Challenge:
Copy all of the material exactly. Pictures are not to appear in the copy.
>>>
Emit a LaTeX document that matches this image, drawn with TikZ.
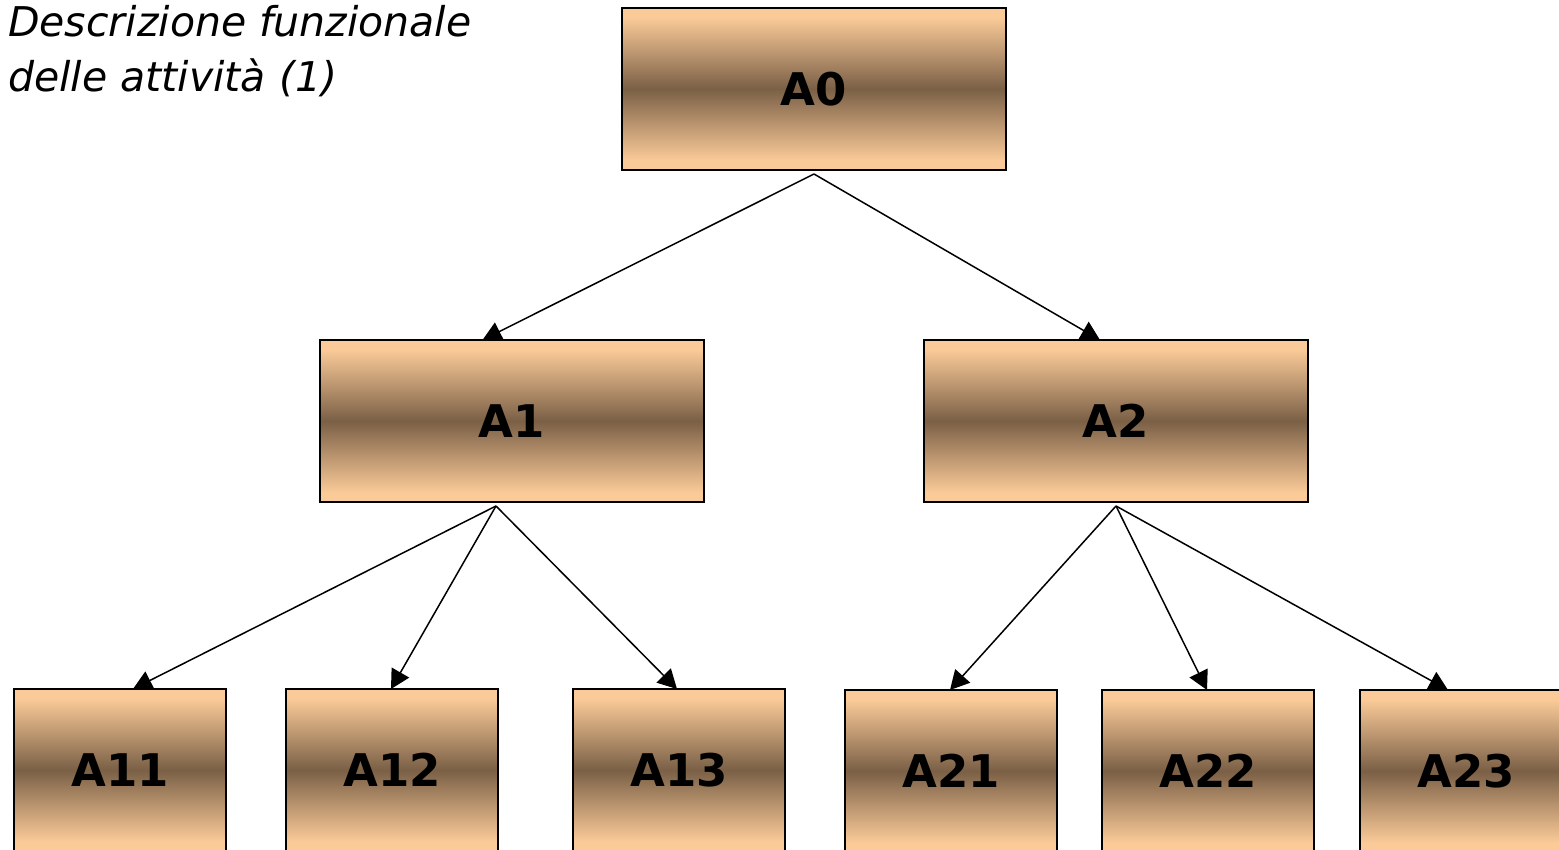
\documentclass[tikz,border=0pt]{standalone}
\usepackage{fontspec}
\setmainfont{DejaVu Sans}
\usetikzlibrary{arrows.meta,calc,backgrounds}
\definecolor{peach}{RGB}{250,202,152}
\definecolor{umber}{RGB}{122,96,70}
\pgfdeclareverticalshading{peachband}{100bp}{color(0bp)=(peach); color(25bp)=(peach); color(28bp)=(peach); color(38bp)=(peach!55!umber); color(50bp)=(umber); color(62bp)=(peach!55!umber); color(72bp)=(peach); color(75bp)=(peach); color(100bp)=(peach)}
\begin{document}
\begin{tikzpicture}[x=1pt,y=-1pt,
  box/.style={draw=black,line width=2pt,inner sep=0pt,outer sep=0pt,
    shading=peachband,
    font=\fontsize{45}{54}\selectfont\bfseries},
  bigbox/.style={box,minimum width=384pt,minimum height=162pt},
  smallbox/.style={box,minimum width=212pt,minimum height=162pt},
  arr/.style={line width=1.5pt,-{Triangle[length=19pt,width=20pt]}},
  title/.style={font=\fontsize{41}{50}\selectfont\itshape,anchor=base west,inner sep=0pt}]
\useasboundingbox (0,0) rectangle (1559,850);
\clip (0,0) rectangle (1559,850);
\node[title] (t1) at (8,37) {Descrizione funzionale};
\node[title] (t2) at (8,92) {delle attività (1)};
\node[bigbox] (A0) at (814,89) {A0};
\node[bigbox] (A1) at (511.5,421) {A1};
\node[bigbox] (A2) at (1116,421) {A2};
\node[smallbox] (A11) at (120,770) {A11};
\node[smallbox] (A12) at (392,770) {A12};
\node[smallbox] (A13) at (679,770) {A13};
\node[smallbox] (A21) at (951,771) {A21};
\node[smallbox] (A22) at (1208,771) {A22};
\node[smallbox] (A23) at (1466,771) {A23};
\begin{scope}[on background layer]
\draw[arr] ($(A0.south)+(0,4)$) -- ($(A1.north west)+(163,0)$);
\draw[arr] ($(A0.south)+(0,4)$) -- ($(A2.north west)+(176,0)$);
\draw[arr] ($(A1.south)+(-15.5,4)$) -- ($(A11.north west)+(119,0)$);
\draw[arr] ($(A1.south)+(-15.5,4)$) -- ($(A12.north west)+(105,0)$);
\draw[arr] ($(A1.south)+(-15.5,4)$) -- ($(A13.north west)+(104,0)$);
\draw[arr] ($(A2.south)+(0,4)$) -- ($(A21.north west)+(105,0)$);
\draw[arr] ($(A2.south)+(0,4)$) -- ($(A22.north west)+(105,0)$);
\draw[arr] ($(A2.south)+(0,4)$) -- ($(A23.north west)+(88,0)$);
\end{scope}
\end{tikzpicture}
\end{document}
<<<
Completed task:
Emit a LaTeX document that matches this image, drawn with TikZ.
\documentclass[tikz,border=0pt]{standalone}
\usepackage{fontspec}
\setmainfont{DejaVu Sans}
\usetikzlibrary{arrows.meta,calc,backgrounds}
\definecolor{peach}{RGB}{250,202,152}
\definecolor{umber}{RGB}{122,96,70}
\pgfdeclareverticalshading{peachband}{100bp}{color(0bp)=(peach); color(25bp)=(peach); color(28bp)=(peach); color(38bp)=(peach!55!umber); color(50bp)=(umber); color(62bp)=(peach!55!umber); color(72bp)=(peach); color(75bp)=(peach); color(100bp)=(peach)}
\begin{document}
\begin{tikzpicture}[x=1pt,y=-1pt,
  box/.style={draw=black,line width=2pt,inner sep=0pt,outer sep=0pt,
    shading=peachband,
    font=\fontsize{45}{54}\selectfont\bfseries},
  bigbox/.style={box,minimum width=384pt,minimum height=162pt},
  smallbox/.style={box,minimum width=212pt,minimum height=162pt},
  arr/.style={line width=1.5pt,-{Triangle[length=19pt,width=20pt]}},
  title/.style={font=\fontsize{41}{50}\selectfont\itshape,anchor=base west,inner sep=0pt}]
\useasboundingbox (0,0) rectangle (1559,850);
\clip (0,0) rectangle (1559,850);
\node[title] (t1) at (8,37) {Descrizione funzionale};
\node[title] (t2) at (8,92) {delle attività (1)};
\node[bigbox] (A0) at (814,89) {A0};
\node[bigbox] (A1) at (511.5,421) {A1};
\node[bigbox] (A2) at (1116,421) {A2};
\node[smallbox] (A11) at (120,770) {A11};
\node[smallbox] (A12) at (392,770) {A12};
\node[smallbox] (A13) at (679,770) {A13};
\node[smallbox] (A21) at (951,771) {A21};
\node[smallbox] (A22) at (1208,771) {A22};
\node[smallbox] (A23) at (1466,771) {A23};
\begin{scope}[on background layer]
\draw[arr] ($(A0.south)+(0,4)$) -- ($(A1.north west)+(163,0)$);
\draw[arr] ($(A0.south)+(0,4)$) -- ($(A2.north west)+(176,0)$);
\draw[arr] ($(A1.south)+(-15.5,4)$) -- ($(A11.north west)+(119,0)$);
\draw[arr] ($(A1.south)+(-15.5,4)$) -- ($(A12.north west)+(105,0)$);
\draw[arr] ($(A1.south)+(-15.5,4)$) -- ($(A13.north west)+(104,0)$);
\draw[arr] ($(A2.south)+(0,4)$) -- ($(A21.north west)+(105,0)$);
\draw[arr] ($(A2.south)+(0,4)$) -- ($(A22.north west)+(105,0)$);
\draw[arr] ($(A2.south)+(0,4)$) -- ($(A23.north west)+(88,0)$);
\end{scope}
\end{tikzpicture}
\end{document}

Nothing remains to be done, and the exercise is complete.